[A block of data]

- - -

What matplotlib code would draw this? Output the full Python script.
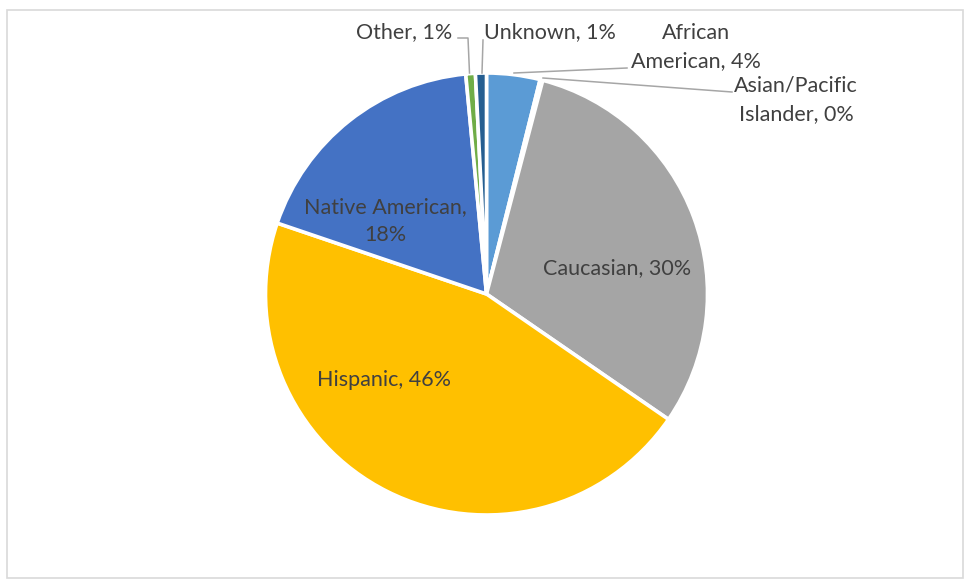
import matplotlib.pyplot as plt
from matplotlib.patches import Rectangle

# Slice data, clockwise from 12 o'clock
categories = ["African American", "Asian/Pacific Islander", "Caucasian",
              "Hispanic", "Native American", "Other", "Unknown"]
shares = [3.9, 0.2, 30.5, 45.6, 18.3, 0.7, 0.8]
colors = ["#5B9BD5", "#ED7D31", "#A5A5A5", "#FFC000", "#4472C4", "#70AD47", "#255E91"]

W, H = 964, 582
fig = plt.figure(figsize=(W / 100, H / 100), dpi=100)
ax = fig.add_axes([0, 0, 1, 1])

cx, cy, r = 486.5, H - 294, 221
ax.pie(shares, colors=colors, startangle=90, counterclock=False,
       center=(cx, cy), radius=r, frame=True,
       wedgeprops=dict(edgecolor="white", linewidth=2.6))
ax.set_xlim(0, W)
ax.set_ylim(0, H)
ax.set_aspect("equal")
ax.axis("off")

# chart area border
ax.add_patch(Rectangle((7, H - 578), 956, 568, fill=False, ec="#D9D9D9", lw=1.2))

txt = dict(color="#404040", fontsize=15.5, family="Lato", ha="center", va="center",
           linespacing=1.55)

def label(i, x, y, text=None):
    pct = f"{round(shares[i]):.0f}%"
    s = text if text else f"{categories[i]}, {pct}"
    ax.text(x, H - y, s.replace("{p}", pct), **txt)

# labels inside the slices
label(2, 617, 268)
label(3, 384, 380)
label(4, 385, 221, "Native American,\n{p}")

# outside labels with leader lines
lc = dict(color="#A6A6A6", lw=1.1)
ax.plot([458, 468, 469.5], [H - 38, H - 38, H - 73], **lc)
ax.plot([483, 482], [H - 40, H - 73], **lc)
ax.plot([514, 627], [H - 73, H - 68], **lc)
ax.plot([543, 732], [H - 78, H - 92], **lc)
label(5, 404, 32)
label(6, 550, 32)
label(0, 696, 47, "African\nAmerican, {p}")
label(1, 796, 100, "Asian/Pacific\nIslander, {p}")

fig.savefig("out.png", dpi=100)
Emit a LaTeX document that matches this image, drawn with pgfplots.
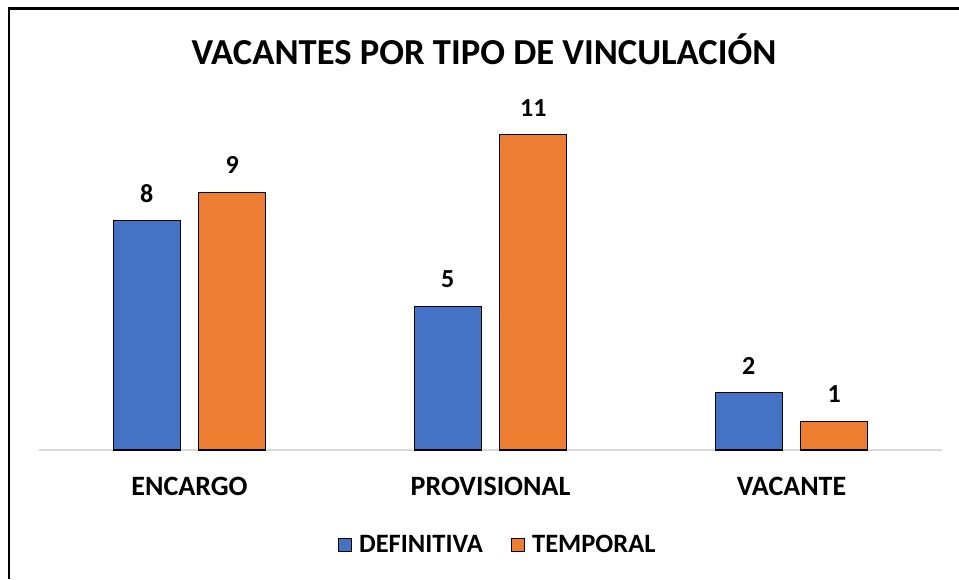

- - -

* _EXERCISE OBJECTIVE_
Within the data above, pick out all lines holding the word "this".

* _RESPONSE_
What matplotlib code would draw this? Output the full Python script.
Emit a LaTeX document that matches this image, drawn with pgfplots.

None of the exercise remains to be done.